Turkey’s extermination of its Armenian minority continues. As well as outright massacres, Armenians are being deported from their places of residence and sent on death marches to uninhabitable concentration camps in the desert. The policy is intended to create an ethnically pure Turkish Anatolia that can more easily be defended against the Ottoman Empire’s enemies.
In some ways the killings and deportations are weakening Turkey’s war effort. German engineers are overseeing the construction of a railway line to link Constantinople with Baghdad, which would greatly improve the ramshackle communications of the vast empire. Many of the labourers working to build the railway are Armenian or members of the Greek minority, especially those performing skilled tasks. But now the Germans notice that the Armenians and Greeks are visibly in terror of their lives, bearing the signs of having been roughed up by assailants they are afraid to name.

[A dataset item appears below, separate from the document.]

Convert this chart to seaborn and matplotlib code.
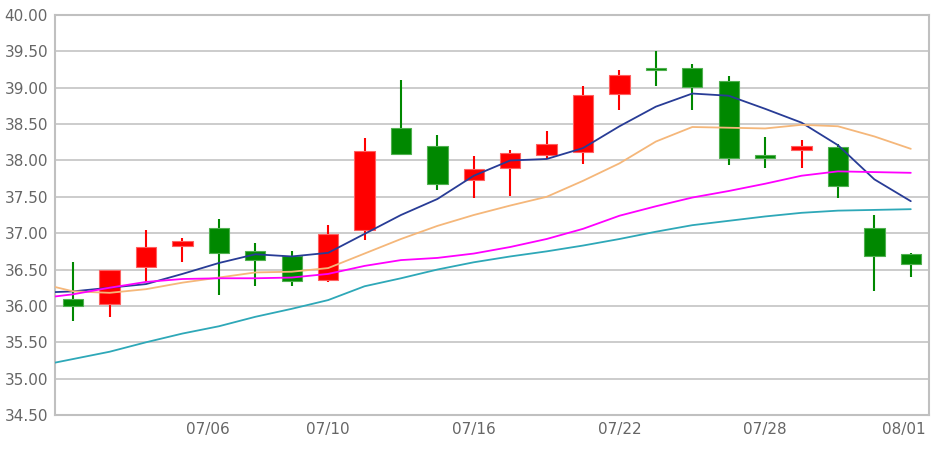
import numpy as np
import pandas as pd
import seaborn as sns
import matplotlib.pyplot as plt

# --- daily candles
opens  = [36.09, 36.03, 36.53, 36.82, 37.07, 36.76, 36.69, 36.36, 37.05, 38.45, 38.20, 37.73,
          37.89, 38.07, 38.11, 38.92, 39.27, 39.27, 39.09, 38.07, 38.14, 38.19, 37.07, 36.71]
closes = [36.00, 36.50, 36.81, 36.89, 36.73, 36.63, 36.34, 36.99, 38.13, 38.09, 37.67, 37.88,
          38.10, 38.23, 38.90, 39.17, 39.24, 39.01, 38.04, 38.04, 38.20, 37.65, 36.68, 36.58]
highs  = [36.60, 36.50, 37.04, 36.93, 37.20, 36.86, 36.75, 37.11, 38.31, 39.11, 38.35, 38.06,
          38.15, 38.41, 39.03, 39.25, 39.50, 39.33, 39.16, 38.32, 38.28, 38.22, 37.25, 36.73]
lows   = [35.79, 35.85, 36.33, 36.61, 36.15, 36.28, 36.27, 36.33, 36.91, 38.07, 37.59, 37.49,
          37.51, 38.02, 37.95, 38.70, 39.03, 38.69, 37.94, 37.90, 37.90, 37.49, 36.20, 36.40]

# --- moving averages (first value is the day before the window, clipped at the edge)
ma5  = [36.18, 36.20, 36.25, 36.30, 36.44, 36.59, 36.71, 36.68, 36.73, 36.99, 37.25, 37.47, 37.79,
        38.00, 38.02, 38.17, 38.47, 38.74, 38.92, 38.89, 38.71, 38.52, 38.21, 37.74, 37.44]
ma10 = [36.32, 36.20, 36.18, 36.23, 36.32, 36.39, 36.46, 36.47, 36.52, 36.72, 36.92, 37.10, 37.25,
        37.38, 37.50, 37.72, 37.96, 38.26, 38.46, 38.45, 38.44, 38.49, 38.47, 38.33, 38.16]
ma20 = [36.10, 36.16, 36.25, 36.33, 36.37, 36.38, 36.38, 36.39, 36.44, 36.55, 36.63, 36.66, 36.72,
        36.81, 36.92, 37.06, 37.24, 37.37, 37.49, 37.58, 37.68, 37.79, 37.85, 37.84, 37.83]
ma60 = [35.17, 35.27, 35.37, 35.50, 35.62, 35.72, 35.85, 35.96, 36.08, 36.27, 36.38, 36.50, 36.60,
        36.68, 36.75, 36.83, 36.92, 37.02, 37.11, 37.17, 37.23, 37.28, 37.31, 37.32, 37.33]

date_labels = ['07/06', '07/10', '07/16', '07/22', '07/28', '08/01']
date_pos = [3.7, 7, 11, 15, 19, 22.8]

n = len(opens)
x = np.arange(n)
ma_x = np.arange(-1, n)
ma_df = pd.DataFrame({'x': np.tile(ma_x, 4),
                      'value': ma5 + ma10 + ma20 + ma60,
                      'line': np.repeat(['ma5', 'ma10', 'ma20', 'ma60'], len(ma_x))})

sns.set_style("white")
plt.rcParams['font.family'] = ['DejaVu Sans']

fig = plt.figure(figsize=(9.41, 4.51), dpi=100)
ax = fig.add_axes([55/941, 36/451, 874/941, 400/451])

ax.set_ylim(34.5, 40.0)
ax.set_xlim(-0.5, n - 0.5)
ax.set_yticks(np.arange(34.5, 40.01, 0.5))
ax.yaxis.set_major_formatter(plt.FormatStrFormatter('%.2f'))
ax.grid(axis='y', color='#c8c8c8', linewidth=1.3, zorder=0)
ax.set_axisbelow(True)

# --- candles: red up, green down
up = np.array(closes) >= np.array(opens)
colors = np.where(up, '#ff0000', '#008800')
edges = np.where(up, '#ff6060', '#50b050')
ax.vlines(x, lows, highs, colors=colors, linewidth=1.5, zorder=2)
bottoms = np.minimum(opens, closes)
heights = np.maximum(np.abs(np.array(closes) - np.array(opens)), 0.03)
ax.bar(x, heights, bottom=bottoms, width=0.56, color=colors, edgecolor=edges,
       linewidth=0.8, zorder=3)

# --- moving average lines
palette = {'ma5': '#283c96', 'ma10': '#f5b77a', 'ma20': '#ff00ff', 'ma60': '#2ea8b8'}
sns.lineplot(data=ma_df, x='x', y='value', hue='line', palette=palette, linewidth=1.3,
             legend=False, ax=ax, zorder=4)

ax.set_xticks(date_pos)
ax.set_xticklabels(date_labels)
ax.set_xlabel('')
ax.set_ylabel('')
ax.tick_params(axis='both', length=0, labelsize=11, labelcolor='#666666', pad=5)

for side in ['left', 'right', 'top', 'bottom']:
    ax.spines[side].set_color('#c0c0c0')
    ax.spines[side].set_linewidth(1.5)

plt.savefig('out.png', dpi=100)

This worries the Germans, for if they lose their skilled workers construction of the railway will grind to a halt.
In the Cilician town of Adana, the German consul confronts the local authorities, demanding that the Armenians be left alone. The consul is able to cite communications received from Talaat, Turkey’s interior minister, ordering that the deportation and persecution of the Armenians is to halt. But the Adana governor brushes off the German complaints, replying ominously that he will deal with the Armenians as he sees fit.